Personal information
- Nationality: Swiss
- Born: 19 December 1994 Sion, Valais, Switzerland
- Died: 19 April 2016 (aged 21) Orsières, Valais, Switzerland
- Occupation: Snowboarder
- Years active: 2013–2016
- Height: 169 cm (5 ft 7 in)
- Website: estellebalet.com

Sport
- Country: Switzerland
- Sport: Snowboarding

Achievements and titles
- World finals: Two world titles

= Estelle Balet =

Swiss snowboarder

Estelle Balet (19 December 1994 – 19 April 2016) was a Swiss freeride snowboarder and two-time world champion in 2015 and 2016 at the Freeride World Tour. She died in an avalanche on 19 April 2016, at the age of 21.

==Early life==
Estelle Balet was born in the village of Vercorin in Valais. She started skiing early in her childhood. At the age of ten she transitioned from skiing to snowboarding after a knee injury.

==Snowboarding career==
At the age of 16, she met her future mentor Geraldine Fasnacht who gave her a fascination for free ride. She won the Dakine Junior Tour competing with the seniors. Starting in la Clusaz, she won her first 2* competitions, and obtained a wild card for a 3* competition, achieving 2nd place.

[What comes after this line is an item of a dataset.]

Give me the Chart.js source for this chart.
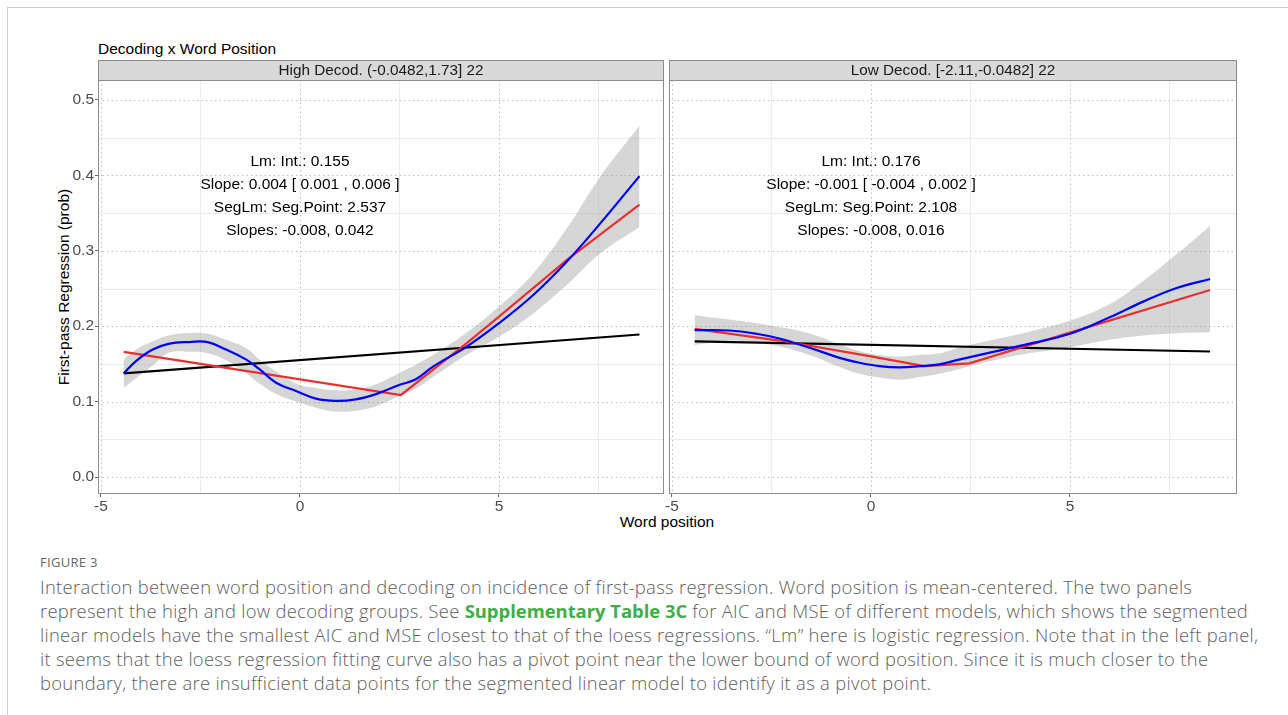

On her first year as an active athlete, she won in Hochfuegen (Austria), Chandolin and Nendaz, as well as the European Freeride World qualifier. She entered the Freeride World Tour at the age of eighteen and three weeks, as the youngest athlete ever on this level. Balet specialized particularly in switch, frontside 180, frontside 360 and jib. In 2014, she got 4 podiums in four competitions and was freeride world vice-champion and was nominated as 2014 Rookie of the year by the Direction of Freeride World Tour. In 2015, after two victories in the World Tour in Andorra and Fieberbrunn, Balet became the youngest ever Freeride World Tour champion. She upheld her world title in 2016 after her victories in Andorra and in Verbier Xtreme. She was a part of the Swatch professional team.

==Death==
On 19 April 2016, three weeks after having conquered her second consecutive freeride world title, Estelle Balet died in an avalanche while snowboarding in Orsières. She was filming a snowboard segment with her friend Geraldine Fasnacht for her own first film called Exploring the Known on Le Portalet in southwestern Switzerland. Despite swift action from emergency services and attendance from Air Glaciers, she died from her injuries.